Bobby Jenks has pulmonary embolism

BOSTON -- Boston Red Sox pitcher Bobby Jenks has been diagnosed with a pulmonary embolism in his back, but he's doing fine and it's not career threatening, according to manager Terry Francona.

Doctors found the embolism, which occurs when the main artery of the lung or one of its branches becomes blocked, during the course of all the testing Jenks had on his back.

"Bobby's doing fine, and he's on the proper medication. He's doing great," Francona said.

Jenks, who remains with the team, is shut down from all physical activities for the foreseeable future, according to Francona. Francona reiterated, however, that this situation would not end the pitcher's career.

"I don't believe so," he said. "It's not something to mess around with, but it was a very small embolism and they have it under control. Certainly they want it to go away, but I they feel like he's in good shape."

Jenks has made three trips to the disabled list this season, twice because of back tightness.
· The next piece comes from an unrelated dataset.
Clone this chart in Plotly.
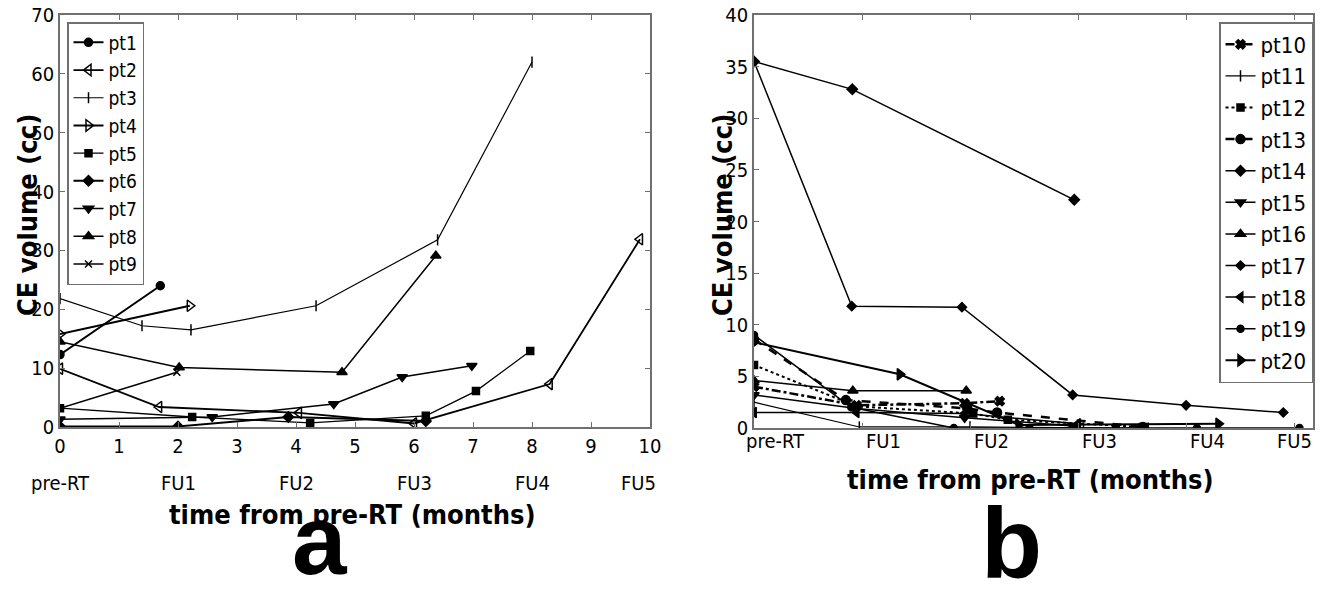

The right-handed reliever is 2-2 with a 6.32 ERA in 19 appearances this season, his first with Boston after six seasons with the White Sox.

"It's certainly nothing to mess around with, there just needed to be a lot of testing," Francona said. "Bobby was put on the proper medication, and that's probably going to slow down the efforts to look at his back a little bit, but in a hurry the back becomes secondary."

Joe McDonald covers the Red Sox for ESPNBoston.com.